Today we started in Pella, the city founded by Philip II and the birthplace of Alexander the Great. Here we started in the museum. First were many pieces from the agora: ceramics from a workshop, red-figure clay pottery, statue of Alexander the Great (he was worshipped), and several smaller statues that showed the hair and dress of the times. Next we saw some mosaics from floors of houses from the 3-4th centuries BC. They were naturalistic and mostly black and white. Archaeologists have found clay jars with treasures stored inside them, even centuries later. People used to store their coins and money in these clay jars. They are referred to in the Bible.
The city of Pella was built on a hill with a checkerboard of streets and an agora in the center. We were able to see the foundations of houses left by a great earthquake. All of them had mosaics on the floors, an enclosed courtyard in the center, and a corridor or veranda with pillars holding a roof. Pella was very advanced for its time because the city had a water system using pipes underground. They put clay pipes underneath that followed the roads. They brought running water to every house and kept the sewage below houses, keeping the clean and dirty water separated. The water drained off the road, keeping it off the streets. This was evident even in the 4th century BC, incredibly early. Even in the early history of the United States we had not yet figured out this concept of keeping water and waste separated in order to promote better health. Very little of this site has been uncovered because of the mosaics on the floors of the houses. In order to protect them few have been excavated still. This site was not as interesting to me, but it was neat to learn about the pipe system they had. In my healthcare missions class we have recently been learning all about the significance of clean water (something that I automatic to us in rich countries), and this was just amazing to see that people knew this concept so long ago. Many places of the world today still don't understand or have the means to achieve it.

11/1/2005 Berea

Next we went to Berea to see an ancient Jewish synagogue. The synagogue was outside the ancient city walls in the Jewish quarter right before the river. It has recently been restored and so was very nice inside. This is not the same building that Paul would have come to during his stay in Berea, but it is probably the same location since they were usually rebuilt right on top of the old spot. Inside on one wall there was a case or cabinet with double doors and a veil to cover the outside that was used to keep the precious scrolls. Right below were steps for the Rabbi to stand on while reading from them. There is also a traditional desk that was also used to hold the scrolls while being read from. There still remained scrolls here until 1943 when the Germans came; they were sold to an Austrian and have not been recovered still. They were from the 2nd century BC. There was even a note in the margin that said a man named Saul (his Jewish name) from Jerusalem came and told them about the Messiah. That is a pretty amazing piece of evidence, proving that Paul of the New Testament came here. It's sad that they have not been recovered yet. It was interesting to actually go inside a synagogue that was not just foundations or stones. This one was fully built and painted and looked as if we had went back in time to actually see something that the Jews in the Bible would have used.
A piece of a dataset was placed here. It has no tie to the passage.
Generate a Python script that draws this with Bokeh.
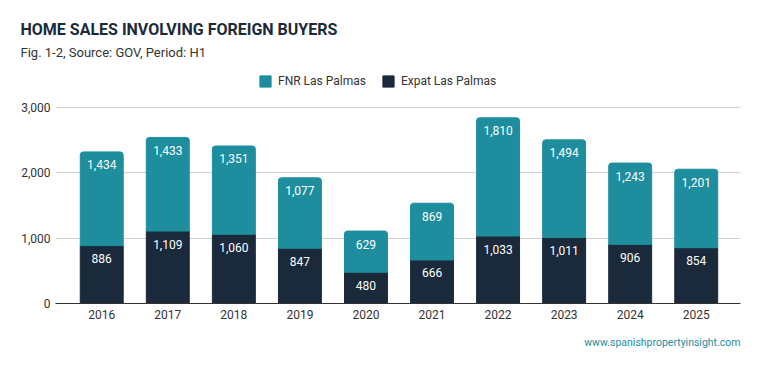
from bokeh.plotting import figure
from bokeh.models import ColumnDataSource, Legend, LegendItem, FixedTicker, NumeralTickFormatter, Range1d, Title
from bokeh.embed import file_html
from bokeh.resources import INLINE
from bokeh.core.properties import value

years = [2016, 2017, 2018, 2019, 2020, 2021, 2022, 2023, 2024, 2025]
expat = [886, 1109, 1060, 847, 480, 666, 1033, 1011, 906, 854]
fnr = [1434, 1433, 1351, 1077, 629, 869, 1810, 1494, 1243, 1201]
y_ticks = [0, 1000, 2000, 3000]

TEAL = "#1e8e9e"
NAVY = "#1a2a3a"
FONT = "Roboto"

totals = [a + b for a, b in zip(expat, fnr)]
src = ColumnDataSource(dict(
    x=years, expat=expat, fnr=fnr, total=totals,
    expat_lbl=[f"{v:,}" for v in expat], fnr_lbl=[f"{v:,}" for v in fnr],
))

# frame: top at 62px, bottom at 303px; 3000 gridline lands ~107px
p = figure(width=751, height=363, output_backend="svg", toolbar_location=None,
           x_range=Range1d(2015.3, 2025.67), y_range=Range1d(0, 3689),
           min_border_left=55, min_border_right=11, min_border_top=62, min_border_bottom=60)
p.title = None
p.outline_line_color = None
p.background_fill_color = "white"
p.border_fill_color = "white"

r1 = p.vbar(x="x", bottom=0, top="expat", width=0.65, color=NAVY, source=src)
r2 = p.vbar(x="x", bottom="expat", top="total", width=0.65, color=TEAL, source=src,
            border_radius=(3, 3, 0, 0))

p.text(x="x", y="expat", text="expat_lbl", source=src, text_color="white",
       text_align="center", text_baseline="middle", y_offset=13,
       text_font=value(FONT), text_font_size="12px")
p.text(x="x", y="total", text="fnr_lbl", source=src, text_color="white",
       text_align="center", text_baseline="middle", y_offset=13,
       text_font=value(FONT), text_font_size="12px")

p.xaxis.ticker = FixedTicker(ticks=years)
p.yaxis.ticker = FixedTicker(ticks=y_ticks)
p.yaxis.formatter = NumeralTickFormatter(format="0,0")
for ax in (p.xaxis, p.yaxis):
    ax.major_tick_line_color = None
    ax.minor_tick_line_color = None
    ax.major_tick_out = 0
    ax.major_tick_in = 0
    ax.minor_tick_out = 0
    ax.major_label_text_font = FONT
    ax.major_label_text_font_size = "12px"
    ax.major_label_text_color = "#333333"
p.yaxis.axis_line_color = None
p.yaxis.major_label_standoff = 5
p.xaxis.axis_line_color = "#333333"
p.xaxis.axis_line_width = 1
p.xaxis.major_label_standoff = 6
p.xgrid.grid_line_color = None
p.ygrid.grid_line_color = "#d0d0d0"

legend = Legend(items=[LegendItem(label="FNR Las Palmas", renderers=[r2]),
                       LegendItem(label="Expat Las Palmas", renderers=[r1])],
                orientation="horizontal", location=(203, 215),
                border_line_color=None, background_fill_alpha=0,
                glyph_width=14, glyph_height=14, label_standoff=6, spacing=15,
                label_text_font=FONT, label_text_font_size="12px", label_text_color="#333333",
                padding=0, margin=0)
p.add_layout(legend, "center")

p.add_layout(Title(text="Fig. 1-2, Source: GOV, Period: H1", text_font=FONT,
                   text_font_size="13px", text_font_style="normal", text_color="#333333",
                   align="left", offset=-35, standoff=5), "above")
p.add_layout(Title(text="HOME SALES INVOLVING FOREIGN BUYERS", text_font=FONT,
                   text_font_size="16px", text_font_style="bold", text_color=NAVY,
                   align="left", offset=-35, standoff=3), "above")
p.add_layout(Title(text="www.spanishpropertyinsight.com", text_font=FONT,
                   text_font_size="10.5px", text_font_style="normal", text_color=TEAL,
                   align="right", offset=0, standoff=25), "below")

open("out.html", "w").write(file_html(p, INLINE))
That was a neat experience to me; I enjoyed getting to sing in there too.

11/1/2005 Vergina

Last we went to Vergina, a short distance from the city of Pella. This was the city that the royal family came to for celebrations and where their cemetery was located. Philip II was assassinated at his daughter's wedding here, I believe, and was buried here in a royal tomb. Archaeologists have been able to identity his remains because of his battle wounds. He had a scar above one of his eyes, and one leg was shorter than the other one. This site is the second most important archaeological site after the grave of King Tut. From the many graves here at the cemetery there have been finds of jewelry, weapons, paintings (rare to still be in existence, from 4th century BC), gold, basins for washing, food, jars, furniture, and armor. We saw much of this in the museum there. We also saw the entrance so a few tombs that were made of stone and brick and decorated with marble and plaster. Philip's was obviously made up quickly since his death was early and unexpected.